How to override the default spatial reference's properties
The geoprocessing environments listed below can be used to override the following default output spatial reference properties. If the output is inside a feature dataset, the coordinate system, as well as the XY and Z properties (except Z awareness), will always be that of the feature dataset.
- Coordinate System
- XY Tolerance
- Z Tolerance
- XY Resolution
- XY Domain
- Output Z Aware
- Default Output Z Value
- Z Resolution
- Z Domain
The following environments can be used regardless of whether the output is stand-alone or in a feature dataset:
For shapefile output, see Geoprocessing considerations for shapefile output.
Tools with multiple inputs—coordinate system affects tool performance
Geoprocessing tools that take multiple inputs, such as tools in the Analysis toolbox or Spatial Analyst toolbox, require all features or rasters to be in a common coordinate system to compute spatial relationships. Consider the Intersect tool, which computes the geometric intersection of multiple feature classes. Suppose that five feature classes are specified as input; the first feature class input has a UTM coordinate system while the remaining four feature classes have an Albers coordinate system. Because the first feature class is in UTM, the features in the other four feature classes will first be projected from Albers to UTM by the Intersect tool before it begins processing them.
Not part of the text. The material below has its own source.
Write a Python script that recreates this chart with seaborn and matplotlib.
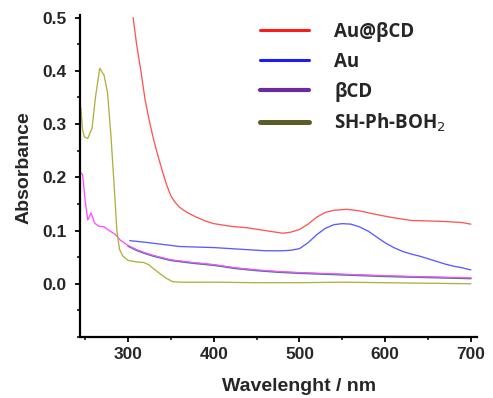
import numpy as np
import pandas as pd
import matplotlib
matplotlib.use("Agg")
import matplotlib.pyplot as plt
from matplotlib.lines import Line2D
from matplotlib.ticker import MultipleLocator
import seaborn as sns

# UV-Vis absorbance spectra (wavelength in nm)
au_cd_wl = [306, 310, 315, 320, 325, 330, 335, 340, 345, 350, 355, 360, 365, 370, 380, 390,
            400, 420, 440, 460, 480, 490, 500, 510, 520, 530, 540, 555, 570, 590, 610, 630,
            650, 670, 690, 700]
au_cd_abs = [0.50, 0.45, 0.40, 0.345, 0.305, 0.27, 0.24, 0.212, 0.186, 0.165, 0.153, 0.144,
             0.138, 0.133, 0.125, 0.118, 0.113, 0.108, 0.105, 0.100, 0.095, 0.097, 0.102,
             0.112, 0.125, 0.134, 0.138, 0.140, 0.137, 0.130, 0.124, 0.119, 0.118, 0.117,
             0.115, 0.112]

au_wl = [302, 320, 340, 360, 380, 400, 420, 440, 460, 480, 490, 500, 510, 520, 530, 540,
         550, 560, 570, 580, 590, 600, 610, 620, 630, 640, 650, 660, 670, 680, 690, 700]
au_abs = [0.081, 0.078, 0.074, 0.070, 0.069, 0.068, 0.066, 0.064, 0.062, 0.062, 0.063,
          0.066, 0.077, 0.092, 0.104, 0.111, 0.113, 0.112, 0.107, 0.099, 0.088, 0.077,
          0.068, 0.061, 0.056, 0.052, 0.047, 0.042, 0.037, 0.033, 0.030, 0.026]

cd_wl = [300, 310, 320, 330, 340, 350, 375, 400, 425, 450, 475, 500, 550, 600, 650, 700]
cd_abs = [0.071, 0.063, 0.057, 0.052, 0.048, 0.044, 0.039, 0.035, 0.029, 0.025, 0.022,
          0.020, 0.017, 0.014, 0.012, 0.010]

blank_wl = [245, 247, 250, 253, 257, 261, 266, 272, 278, 285, 291, 300, 310, 320, 330,
            340, 350, 375, 400, 425, 450, 475, 500, 550, 600, 650, 700]
blank_abs = [0.208, 0.205, 0.157, 0.120, 0.133, 0.114, 0.108, 0.107, 0.100, 0.093, 0.082,
             0.072, 0.064, 0.058, 0.053, 0.049, 0.045, 0.040, 0.036, 0.030, 0.026, 0.023,
             0.021, 0.018, 0.015, 0.013, 0.011]

shph_wl = [245, 247, 249, 253, 258, 262, 267, 272, 276, 280, 284, 287, 290, 294, 300, 310,
           318, 324, 330, 338, 345, 352, 360, 400, 450, 500, 550, 600, 650, 700]
shph_abs = [0.330, 0.290, 0.276, 0.273, 0.292, 0.350, 0.405, 0.392, 0.360, 0.280, 0.180,
            0.100, 0.065, 0.052, 0.044, 0.041, 0.040, 0.036, 0.028, 0.018, 0.010, 0.004,
            0.003, 0.003, 0.002, 0.002, 0.003, 0.002, 0.001, 0.000]

labels = ["Au@\u03b2CD", "Au", "\u03b2CD", "SH-Ph-BOH$_2$"]
legend_colors = ["#ff1a1a", "#1a1aff", "#6a2aa0", "#5c5c28"]
legend_widths = [2.2, 2.2, 3.0, 3.6]

sns.set_theme(style="ticks")
plt.rcParams["font.family"] = ["Liberation Sans", "DejaVu Sans"]

fig = plt.figure(figsize=(4.93, 3.98), dpi=100)
ax = fig.add_axes([0.1623, 0.1533, 0.805, 0.809])

def df(wl, ab):
    return pd.DataFrame({"wl": wl, "abs": ab})

lw = 0.95
sns.lineplot(data=df(cd_wl, cd_abs), x="wl", y="abs", ax=ax, color="#2a7a8a", lw=1.3)
sns.lineplot(data=df(blank_wl, blank_abs), x="wl", y="abs", ax=ax, color="#ff4dff", lw=lw)
sns.lineplot(data=df(shph_wl, shph_abs), x="wl", y="abs", ax=ax, color="#b0b040", lw=lw)
sns.lineplot(data=df(au_wl, au_abs), x="wl", y="abs", ax=ax, color="#5a5aff", lw=lw)
sns.lineplot(data=df(au_cd_wl, au_cd_abs), x="wl", y="abs", ax=ax, color="#ff5555", lw=lw)

ax.set_xlim(244, 707)
ax.set_ylim(-0.1, 0.505)
ax.xaxis.set_major_locator(MultipleLocator(100))
ax.xaxis.set_minor_locator(MultipleLocator(50))
ax.yaxis.set_major_locator(MultipleLocator(0.1))
ax.yaxis.set_minor_locator(MultipleLocator(0.05))
ax.set_xticks([300, 400, 500, 600, 700])
ax.set_yticks([0.0, 0.1, 0.2, 0.3, 0.4, 0.5])
ax.set_yticklabels(["0.0", "0.1", "0.2", "0.3", "0.4", "0.5"])

sns.despine(ax=ax)
for s in ("left", "bottom"):
    ax.spines[s].set_linewidth(1.6)
    ax.spines[s].set_color("black")
ax.tick_params(which="major", direction="out", length=3.4, width=1.3, color="black",
               labelsize=12.5)
ax.tick_params(axis="y", which="major", pad=6)
ax.tick_params(axis="x", which="major", pad=4)
ax.tick_params(which="minor", direction="out", length=2, width=1.1, color="black")
for t in ax.get_xticklabels() + ax.get_yticklabels():
    t.set_fontweight("bold")

ax.set_xlabel("Wavelenght / nm", fontsize=14, fontweight="bold", va="center")
ax.set_ylabel("Absorbance", fontsize=14, fontweight="bold", va="center")
ax.xaxis.set_label_coords(0.552, -0.155)
ax.yaxis.set_label_coords(-0.14, 0.525)

handles = [Line2D([0], [0], color=c, lw=w) for c, w in zip(legend_colors, legend_widths)]
leg = ax.legend(handles, labels, loc="upper left", bbox_to_anchor=(260 / 493, 1 - 22 / 398),
                bbox_transform=fig.transFigure, borderaxespad=0, borderpad=0,
                frameon=False, handlelength=2.6, handletextpad=1.35,
                labelspacing=0.52, prop={"family": ["Open Sans", "DejaVu Sans"],
                                         "weight": "bold", "size": 13.5})

fig.savefig("out.png", dpi=100)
Projecting these datasets can significantly degrade performance; it may be far more efficient to project the one feature class from UTM to Albers rather than four feature classes from Albers to UTM. Conversely, if the feature class in UTM has many features compared to the total number of features in the other four feature classes, it would be more efficient to project the other feature classes from Albers to UTM.
To improve performance of the above situation, you can employ one of two techniques:
- Set the geoprocessing output coordinate system environment to the appropriate coordinate system (Albers in the above example). Anytime the output coordinate system environment is specified, it is recommended that you specify an appropriate geographic transformation, if necessary.
- Ensure the first geodataset input to the tool contains the coordinate system that will minimize the amount of data being projected (Albers in the above example).
Avoid unknown coordinate systems
Processing data with an appropriate coordinate system allows better default values for tolerance, resolution, and domains.
You should avoid processing data with an unknown coordinate system because the default tolerances may not be appropriate for the tool. The XY Tolerance default for an unknown coordinate system is 0.001 units—this is an exceedingly large value if the data's coordinates are in a geographic coordinate system where one unit (decimal degrees) represents up to 110 kilometers distance on the earth's surface, meaning the tolerance used for processing could be as large as 110 meters.
For help on how to proceed if the data has an unknown coordinate system, see Identifying an unknown coordinate system.
Coordinate system affects tool result
The spatial or topological relationship shared by two geometries in one coordinate system may change when projected to a different coordinate system. For example, the illustration below shows a blue line that connects the cities of Jakarta and Wellington. Depending on the coordinate system in which the data is projected and processed, the blue line connecting the two cities may or may not intersect the city of Alice Springs. It is important to choose a coordinate system that is appropriate for the data.